Why Lesbianism?
June 17, 2009
The growth in lesbianism is one of the least-discussed cultural changes of recent years. No society on earth has seen lesbians become more comfortably open with their way of life as ours.
Why? Why are there more lesbians and why are their numbers almost certain to grow? The celebration of individual desire, the loss of faith in absolutes – these offer an explanation. But, it’s only part of the answer.
Women seek home. We live in a homeless age. For some in their twenties and thirties, meaningless promiscuity is, well, meaningless. The pursuit of career or the perfect education is empty. Courtship ritual and romance are gone. Other women at least offer the advantage of being nice.
A lesbian relationship holds out intimacy and stability in a cold and soulless world. It’s the natural outcome of a collapse in traditions and the glorification of self. People will find comfort somewhere.
It is a tragic choice. Lesbianism leads to unhappiness and sterility. It causes children harm.

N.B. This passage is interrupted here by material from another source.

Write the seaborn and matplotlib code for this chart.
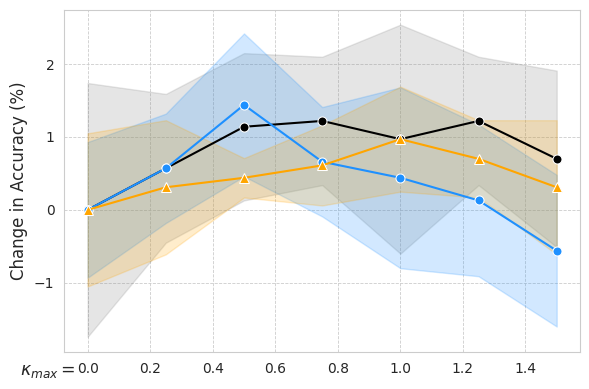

While before it was viewed as a phase, especially among intellectual women, it’s now a permanent way of life. Some of this country’s brightest young women will never be mothers, unless you call reproducing in a lab or with a turkey baster “motherhood.” There’s a scene in Wagner’s Das Rheingold, where the two giants, Fafner and Fasolt, come to take away the lovely Freia as ransom. Those giants are like the force of despair kidnapping perfectly normal young women today.